-- Begin Dataset extract --

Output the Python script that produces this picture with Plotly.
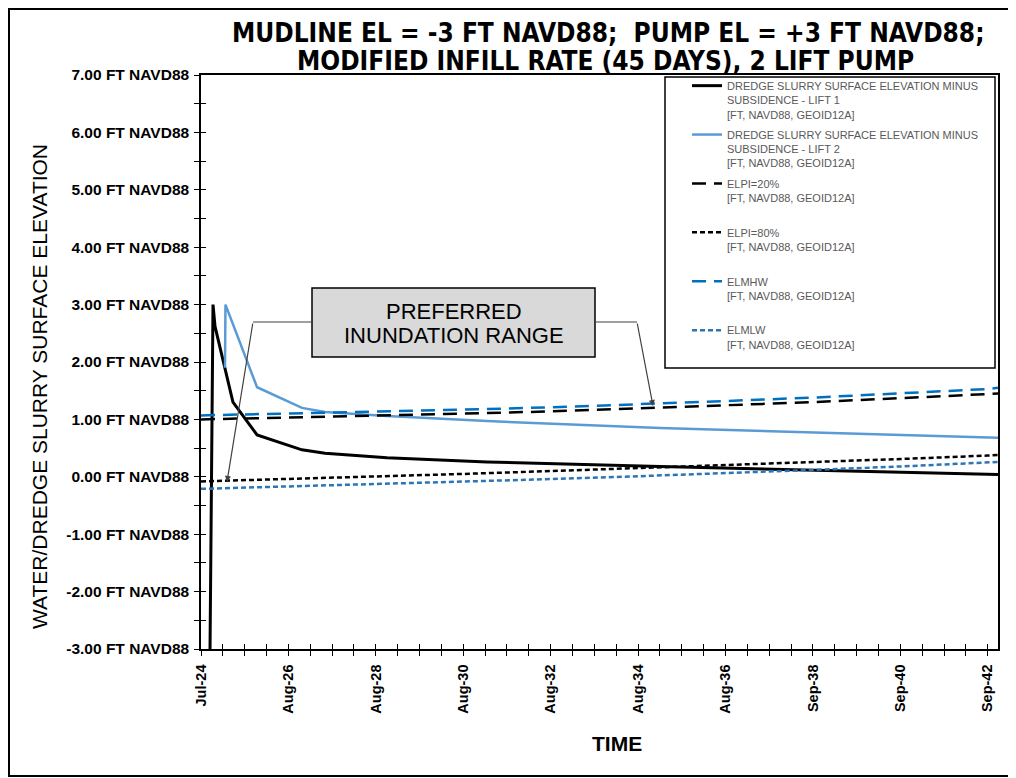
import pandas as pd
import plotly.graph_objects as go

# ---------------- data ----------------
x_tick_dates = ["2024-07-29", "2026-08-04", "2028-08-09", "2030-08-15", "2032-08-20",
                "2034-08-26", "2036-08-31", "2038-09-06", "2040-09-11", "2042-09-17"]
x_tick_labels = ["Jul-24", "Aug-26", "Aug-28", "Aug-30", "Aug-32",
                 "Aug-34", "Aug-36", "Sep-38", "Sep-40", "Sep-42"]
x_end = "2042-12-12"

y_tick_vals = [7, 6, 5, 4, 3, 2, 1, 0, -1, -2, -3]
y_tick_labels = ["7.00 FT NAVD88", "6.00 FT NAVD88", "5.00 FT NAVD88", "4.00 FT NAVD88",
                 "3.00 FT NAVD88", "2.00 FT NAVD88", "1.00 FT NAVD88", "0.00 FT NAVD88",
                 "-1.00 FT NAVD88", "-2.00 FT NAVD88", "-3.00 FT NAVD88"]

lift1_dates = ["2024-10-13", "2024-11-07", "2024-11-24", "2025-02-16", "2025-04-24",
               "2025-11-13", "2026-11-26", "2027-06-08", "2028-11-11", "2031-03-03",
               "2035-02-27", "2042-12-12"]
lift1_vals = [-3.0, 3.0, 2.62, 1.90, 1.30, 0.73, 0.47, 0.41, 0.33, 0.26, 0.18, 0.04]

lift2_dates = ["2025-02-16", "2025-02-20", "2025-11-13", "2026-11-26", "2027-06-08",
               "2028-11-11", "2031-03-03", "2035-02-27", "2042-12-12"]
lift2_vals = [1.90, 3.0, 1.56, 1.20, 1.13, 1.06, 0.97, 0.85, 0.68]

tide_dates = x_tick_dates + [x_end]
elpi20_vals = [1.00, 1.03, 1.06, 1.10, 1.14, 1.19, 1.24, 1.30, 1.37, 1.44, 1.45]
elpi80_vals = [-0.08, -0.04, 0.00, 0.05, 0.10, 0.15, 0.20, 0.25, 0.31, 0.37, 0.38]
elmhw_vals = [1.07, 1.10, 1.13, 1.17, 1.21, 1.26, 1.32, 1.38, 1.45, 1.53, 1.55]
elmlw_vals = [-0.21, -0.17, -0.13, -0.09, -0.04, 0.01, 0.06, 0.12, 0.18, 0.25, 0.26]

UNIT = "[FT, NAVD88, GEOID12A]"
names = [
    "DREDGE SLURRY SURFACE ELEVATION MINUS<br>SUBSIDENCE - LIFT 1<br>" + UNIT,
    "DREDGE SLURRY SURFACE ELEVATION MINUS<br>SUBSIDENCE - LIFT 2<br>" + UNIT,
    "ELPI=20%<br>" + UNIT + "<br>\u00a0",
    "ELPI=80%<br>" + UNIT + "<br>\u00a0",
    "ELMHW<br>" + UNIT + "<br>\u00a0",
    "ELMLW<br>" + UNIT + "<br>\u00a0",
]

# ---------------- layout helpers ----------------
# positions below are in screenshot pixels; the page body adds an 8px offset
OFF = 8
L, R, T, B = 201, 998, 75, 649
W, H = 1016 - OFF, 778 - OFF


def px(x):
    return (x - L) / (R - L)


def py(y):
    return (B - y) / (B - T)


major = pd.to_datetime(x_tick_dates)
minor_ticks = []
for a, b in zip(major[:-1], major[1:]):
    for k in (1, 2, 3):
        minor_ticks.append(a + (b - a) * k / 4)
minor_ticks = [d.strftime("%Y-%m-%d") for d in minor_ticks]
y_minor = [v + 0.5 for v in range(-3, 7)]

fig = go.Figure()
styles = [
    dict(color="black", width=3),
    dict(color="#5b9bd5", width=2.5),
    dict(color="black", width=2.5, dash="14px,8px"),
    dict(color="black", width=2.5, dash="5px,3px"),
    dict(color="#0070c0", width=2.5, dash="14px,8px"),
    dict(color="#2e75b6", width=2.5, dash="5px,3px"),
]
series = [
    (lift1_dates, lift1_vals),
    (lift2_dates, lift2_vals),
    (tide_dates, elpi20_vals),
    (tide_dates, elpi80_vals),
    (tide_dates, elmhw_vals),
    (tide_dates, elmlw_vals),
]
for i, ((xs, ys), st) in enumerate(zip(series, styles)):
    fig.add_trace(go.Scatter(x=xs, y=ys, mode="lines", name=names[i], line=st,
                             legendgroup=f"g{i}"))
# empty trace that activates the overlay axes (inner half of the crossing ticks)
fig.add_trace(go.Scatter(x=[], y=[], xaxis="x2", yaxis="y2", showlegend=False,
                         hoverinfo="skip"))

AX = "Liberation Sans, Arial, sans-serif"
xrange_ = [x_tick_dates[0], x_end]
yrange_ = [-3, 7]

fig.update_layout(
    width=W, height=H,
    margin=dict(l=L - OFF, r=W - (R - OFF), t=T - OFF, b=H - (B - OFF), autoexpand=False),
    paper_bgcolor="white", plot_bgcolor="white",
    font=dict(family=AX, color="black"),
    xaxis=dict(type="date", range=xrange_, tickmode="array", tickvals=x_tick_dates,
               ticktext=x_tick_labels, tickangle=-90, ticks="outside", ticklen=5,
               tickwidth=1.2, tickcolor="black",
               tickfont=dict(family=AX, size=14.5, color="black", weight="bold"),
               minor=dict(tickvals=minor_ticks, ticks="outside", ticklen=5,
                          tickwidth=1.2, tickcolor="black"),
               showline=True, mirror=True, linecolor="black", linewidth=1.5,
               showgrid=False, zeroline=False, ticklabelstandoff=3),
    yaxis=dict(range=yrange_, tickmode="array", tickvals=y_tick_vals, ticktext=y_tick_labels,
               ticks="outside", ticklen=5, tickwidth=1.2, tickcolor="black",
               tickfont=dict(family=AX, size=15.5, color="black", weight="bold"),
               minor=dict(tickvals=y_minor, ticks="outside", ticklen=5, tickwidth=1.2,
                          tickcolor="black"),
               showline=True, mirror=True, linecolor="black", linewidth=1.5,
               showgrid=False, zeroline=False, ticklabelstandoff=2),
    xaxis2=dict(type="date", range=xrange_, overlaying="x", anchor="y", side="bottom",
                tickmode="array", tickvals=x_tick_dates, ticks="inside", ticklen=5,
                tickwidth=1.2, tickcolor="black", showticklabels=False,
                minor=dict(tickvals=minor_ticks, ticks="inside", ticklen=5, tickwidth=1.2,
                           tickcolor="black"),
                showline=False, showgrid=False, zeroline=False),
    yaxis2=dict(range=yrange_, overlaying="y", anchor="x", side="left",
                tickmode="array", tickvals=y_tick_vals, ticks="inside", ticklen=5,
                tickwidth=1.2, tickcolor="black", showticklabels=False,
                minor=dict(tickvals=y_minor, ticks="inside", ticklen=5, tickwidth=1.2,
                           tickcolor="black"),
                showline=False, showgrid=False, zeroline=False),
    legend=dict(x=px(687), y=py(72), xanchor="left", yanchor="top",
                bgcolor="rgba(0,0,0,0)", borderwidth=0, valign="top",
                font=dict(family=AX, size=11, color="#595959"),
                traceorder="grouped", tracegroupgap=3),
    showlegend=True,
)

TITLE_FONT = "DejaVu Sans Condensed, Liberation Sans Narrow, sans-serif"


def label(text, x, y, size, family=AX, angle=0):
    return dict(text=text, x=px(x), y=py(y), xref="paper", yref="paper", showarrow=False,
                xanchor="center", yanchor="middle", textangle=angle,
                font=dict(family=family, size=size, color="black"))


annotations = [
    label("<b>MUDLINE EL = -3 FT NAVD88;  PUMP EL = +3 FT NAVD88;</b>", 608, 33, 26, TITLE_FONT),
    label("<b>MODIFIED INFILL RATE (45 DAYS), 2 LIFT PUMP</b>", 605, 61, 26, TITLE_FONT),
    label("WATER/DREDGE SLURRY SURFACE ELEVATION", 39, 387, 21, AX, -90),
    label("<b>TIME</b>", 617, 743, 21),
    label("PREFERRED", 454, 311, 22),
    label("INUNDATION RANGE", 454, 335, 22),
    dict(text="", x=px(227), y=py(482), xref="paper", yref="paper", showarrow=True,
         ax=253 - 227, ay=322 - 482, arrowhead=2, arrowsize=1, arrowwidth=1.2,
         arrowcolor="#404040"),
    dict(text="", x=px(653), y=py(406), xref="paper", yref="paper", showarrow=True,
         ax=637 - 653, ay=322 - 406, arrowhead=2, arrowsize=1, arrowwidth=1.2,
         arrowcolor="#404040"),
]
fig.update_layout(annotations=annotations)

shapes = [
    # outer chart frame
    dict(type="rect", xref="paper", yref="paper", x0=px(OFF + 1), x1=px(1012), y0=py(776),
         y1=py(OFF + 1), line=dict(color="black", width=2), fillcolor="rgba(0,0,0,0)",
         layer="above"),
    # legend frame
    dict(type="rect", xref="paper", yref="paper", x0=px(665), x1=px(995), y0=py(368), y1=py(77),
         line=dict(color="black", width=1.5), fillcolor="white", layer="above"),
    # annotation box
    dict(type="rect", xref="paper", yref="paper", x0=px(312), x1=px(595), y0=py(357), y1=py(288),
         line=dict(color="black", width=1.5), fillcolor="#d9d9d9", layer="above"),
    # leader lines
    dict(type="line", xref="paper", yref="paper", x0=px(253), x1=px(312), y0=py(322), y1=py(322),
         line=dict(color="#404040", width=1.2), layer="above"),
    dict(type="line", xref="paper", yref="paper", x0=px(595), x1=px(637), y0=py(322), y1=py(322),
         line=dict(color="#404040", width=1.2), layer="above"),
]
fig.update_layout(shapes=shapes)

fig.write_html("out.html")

-- End Dataset extract --

Reproduce the material above from its first line through the line containing "import plotly.graph_objects as go", both ends included, and skip every picture.

Output the Python script that produces this picture with Plotly.
import pandas as pd
import plotly.graph_objects as go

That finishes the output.